The Farnsworth Invention
nytheatre.com review by Martin Denton
December 5, 2007
The Farnsworth Invention is television, and one of the great successes of this new play by Aaron Sorkin is how it conjures up a sense of the gravity of that eponymous event. We're about a generation away from a world where no one can remember life without television, and so looking back to the impact of a breakthrough that completely changed the way we communicate and live is pretty valuable.
But for me, the real contribution of this remarkable work is the way it reminds us of an American spirit that's become both scarce and elusive of late, at least in our drama. Sorkin presents the creation of television from two complementary and interlocking perspectives: one of our narrators is indeed Philo Farnsworth, the young Utah genius who figured out how to move images at the speed of light while he was still in high school; the other is David Sarnoff, a Russian immigrant who became head of the world's first modern media company, NBC. The first had the brilliance to build something that no one else had ever seen. The second had the vision to figure out what it was for. The Farnsworth Invention debates which of these men was properly the "owner" of the thing they both made. But at its heart that question matters much less than the fact that these men dreamed television into existence and changed the world in the process. Who dreams that big nowadays?
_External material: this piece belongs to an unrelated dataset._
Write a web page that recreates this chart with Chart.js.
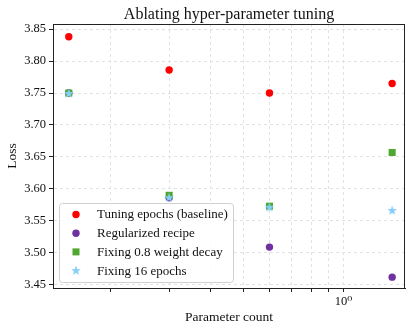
<!DOCTYPE html>
<html>
<head>
<meta charset="utf-8">
<script src="https://cdn.jsdelivr.net/npm/chart.js@4.4.1/dist/chart.umd.min.js"></script>
<style>
  html, body { margin: 0; padding: 0; background: #fff; }
  #wrap { width: 410px; height: 329px; }
</style>
</head>
<body>
<div id="wrap"><canvas id="chart" width="410" height="329"></canvas></div>
<script>
// data
const paramCounts = [0.15, 0.3, 0.6, 1.4];
const baselineLoss = [3.838, 3.786, 3.75, 3.765];
const regularizedLoss = [3.75, 3.586, 3.509, 3.462];
const wdLoss = [3.75, 3.59, 3.573, 3.657];
const epochsLoss = [3.75, 3.587, 3.572, 3.567];
const yTicks = [3.45, 3.5, 3.55, 3.6, 3.65, 3.7, 3.75, 3.8, 3.85];
const xTicks = [0.2, 0.3, 0.4, 0.5, 0.6, 0.7, 0.8, 0.9, 1.0];
const chartTitle = "Ablating hyper-parameter tuning";

const FONT = "'Liberation Serif', 'DejaVu Serif', serif";

// filled 5-point star like matplotlib '*'
function makeStar(size, color) {
  const c = document.createElement("canvas");
  c.width = size;
  c.height = size;
  const ctx = c.getContext("2d");
  const cx = size / 2, cy = size / 2 + 0.6;
  const R = size / 2, r = R * 0.42;
  ctx.beginPath();
  for (let i = 0; i < 10; i++) {
    const a = -Math.PI / 2 + (i * Math.PI) / 5;
    const rad = i % 2 === 0 ? R : r;
    ctx.lineTo(cx + rad * Math.cos(a), cy + rad * Math.sin(a));
  }
  ctx.closePath();
  ctx.fillStyle = color;
  ctx.fill();
  return c;
}

const starImg = makeStar(10, "#87cefa");

function pts(ys) {
  return paramCounts.map((x, i) => ({ x: x, y: ys[i] }));
}

// title over the axes, legend in the lower-left corner, full frame
const framePlugin = {
  id: "frame",
  afterDraw(chart) {
    const ctx = chart.ctx;
    const a = chart.chartArea;
    ctx.save();
    ctx.strokeStyle = "#222";
    ctx.lineWidth = 1;
    ctx.strokeRect(a.left + 0.5, a.top + 0.5, a.right - a.left - 1, a.bottom - a.top);

    ctx.fillStyle = "#111";
    ctx.font = "16px " + FONT;
    ctx.textAlign = "center";
    ctx.textBaseline = "alphabetic";
    ctx.fillText(chartTitle, (a.left + a.right) / 2, 18.5);

    const bx = a.left + 6, by = a.bottom - 85, bw = 174, bh = 79;
    ctx.fillStyle = "rgba(255,255,255,0.85)";
    ctx.strokeStyle = "#d0d0d0";
    ctx.beginPath();
    ctx.roundRect(bx + 0.5, by + 0.5, bw, bh, 3);
    ctx.fill();
    ctx.stroke();

    ctx.font = "13px " + FONT;
    ctx.textAlign = "left";
    ctx.textBaseline = "middle";
    chart.data.datasets.forEach((ds, i) => {
      const yy = by + 11.5 + i * 18.7;
      const mx = bx + 17;
      ctx.fillStyle = ds.backgroundColor;
      if (ds.pointStyle === "circle") {
        ctx.beginPath();
        ctx.arc(mx, yy, 3.7, 0, Math.PI * 2);
        ctx.fill();
      } else if (ds.pointStyle === "rect") {
        ctx.fillRect(mx - 3.5, yy - 3.5, 7, 7);
      } else {
        ctx.drawImage(ds.pointStyle, mx - 5, yy - 5.5);
      }
      ctx.fillStyle = "#111";
      ctx.fillText(ds.label, bx + 38, yy + 0.5);
    });
    ctx.restore();
  },
};

const gridOpts = {
  color: "#e2e2e2",
  tickColor: "#222",
  tickBorderDash: [],
  tickLength: 4,
};
const borderOpts = { display: true, color: "#222", dash: [3, 3] };

new Chart(document.getElementById("chart"), {
  type: "scatter",
  data: {
    datasets: [
      {
        label: "Tuning epochs (baseline)",
        data: pts(baselineLoss),
        backgroundColor: "#ff0000",
        borderWidth: 0,
        pointStyle: "circle",
        pointRadius: 3.7,
        order: 3,
      },
      {
        label: "Regularized recipe",
        data: pts(regularizedLoss),
        backgroundColor: "#7030a0",
        borderWidth: 0,
        pointStyle: "circle",
        pointRadius: 3.7,
        order: 2,
      },
      {
        label: "Fixing 0.8 weight decay",
        data: pts(wdLoss),
        backgroundColor: "#4ea72e",
        borderWidth: 0,
        pointStyle: "rect",
        pointRadius: 5,
        order: 1,
      },
      {
        label: "Fixing 16 epochs",
        data: pts(epochsLoss),
        backgroundColor: "#87cefa",
        borderWidth: 0,
        pointStyle: starImg,
        order: 0,
      },
    ],
  },
  options: {
    responsive: false,
    animation: false,
    layout: { padding: { left: 0, right: 1, top: 24, bottom: 0 } },
    plugins: {
      legend: { display: false },
      tooltip: { enabled: false },
      title: { display: false },
    },
    scales: {
      x: {
        type: "logarithmic",
        min: 0.1345,
        max: 1.53,
        grid: gridOpts,
        border: borderOpts,
        afterBuildTicks: (scale) => {
          scale.ticks = xTicks.map((v) => ({ value: v, major: v === 1 }));
        },
        afterFit: (scale) => {
          scale.height = 41;
        },
        ticks: {
          autoSkip: false,
          maxRotation: 0,
          padding: 2,
          color: "#111",
          font: { family: FONT, size: 12.5 },
          callback: (v) => (v === 1 ? "10\u2070" : ""),
        },
        title: {
          display: true,
          text: "Parameter count",
          color: "#111",
          font: { family: FONT, size: 13.5 },
          padding: { top: 2, bottom: 3 },
        },
      },
      y: {
        min: 3.445,
        max: 3.858,
        grid: gridOpts,
        border: borderOpts,
        afterBuildTicks: (scale) => {
          scale.ticks = yTicks.map((v) => ({ value: v }));
        },
        afterFit: (scale) => {
          scale.width = 53;
        },
        ticks: {
          padding: 3,
          color: "#111",
          font: { family: FONT, size: 12.5 },
          callback: (v) => v.toFixed(2),
        },
        title: {
          display: true,
          text: "Loss",
          color: "#111",
          font: { family: FONT, size: 13.5 },
          padding: { top: 4, bottom: 2 },
        },
      },
    },
  },
  plugins: [framePlugin],
});
</script>
</body>
</html>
The parallel narratives of Farnsworth's and Sarnoff's journeys toward destiny (and toward one another) are told with great economy and style by Sorkin and his director, Des McAnuff. The play begins with Sarnoff recounting Farnsworth's early history, which is the stuff of a Horatio Alger story: a farmer's son with a talent for electronics brings a drawing (of what we know is a television set) to his provincial chemistry teacher. By the time he's reached his early 20s, Farnsworth has attracted the attention of backers who give him enough money to enable him to build a prototype of his invention. McAnuff repeats the trick he pulled off in Jersey Boys, by the way, getting the audience so wrapped up in the excitement of creation that when Farnsworth actually successfully demonstrates his first television—something we all knew he accomplished before we came into the theatre—the excitement in the room is thrilling and palpable.
Sarnoff, meanwhile (Farnsworth tells us), rose from wise-guy teenage telegraph operator to radio mogul in about a decade. Sarnoff is the first to understand that mass communication technology is truly transformative; he maps out a vision for radio and then for television in which it is the grand new engine of democracy, spreading culture, knowledge, and information across the land and elevating its listeners/viewers to new levels of actualization. Later, we see Sarnoff first resist and then give in to a more commercial impulse, i.e., to rent out broadcast time to advertisers. And the seismic cultural shift happens, right in front of our eyes.
Both Farnsworth's and Sarnoff's stories spill out on stage in this play, depicted in short, intense scenes by a corps of 19 expert actors. The play reaches its climax when the stories inevitably intertwine: Farnsworth has created a functioning, if imperfect, prototype of television, and Sarnoff wants it (but wants neither to pay for it nor to share ownership of it). Did Sarnoff, via his employee Vladimir Zworykin, steal Farnsworth's secret? Did Farnsworth shoot himself in the foot by naively believing in the free exchange of scientific knowledge among colleagues?
Embodying the play's disparate heroes are Hank Azaria (as Sarnoff) and Jimmi Simpson (as Farnsworth), both of whom do exceptional work here. Azaria gets the complexity of a man who is at once unrelentingly tough and dewily idealistic; Simpson shows us a phenomenal genius whose brain never stops working and a vulnerable and uncertain man straining to contain that genius. Their performances are both top-notch. Supporting them are a splendid ensemble and a savvy physical production that boasts a versatile unit set by Klara Zieglerova and invaluably evocative costumes by David C. Woolard.
Sorkin ultimately does not stick strictly to the facts in his play, but in presenting these two larger-than-life, utterly American archetypes, he fashions a provocative, intelligent, and stimulating drama. The facts of the case and even the ultimate "meaning" of television prove less significant than the facts and meanings of his two protagonists' lives. In the scope and audacity of their startling visions, these inauspicious-seeming fellows—one an unsophisticated boy who taught himself science on his father's farm, the other an immigrant who taught himself English on the streets of New York—represent the promise and hope of America.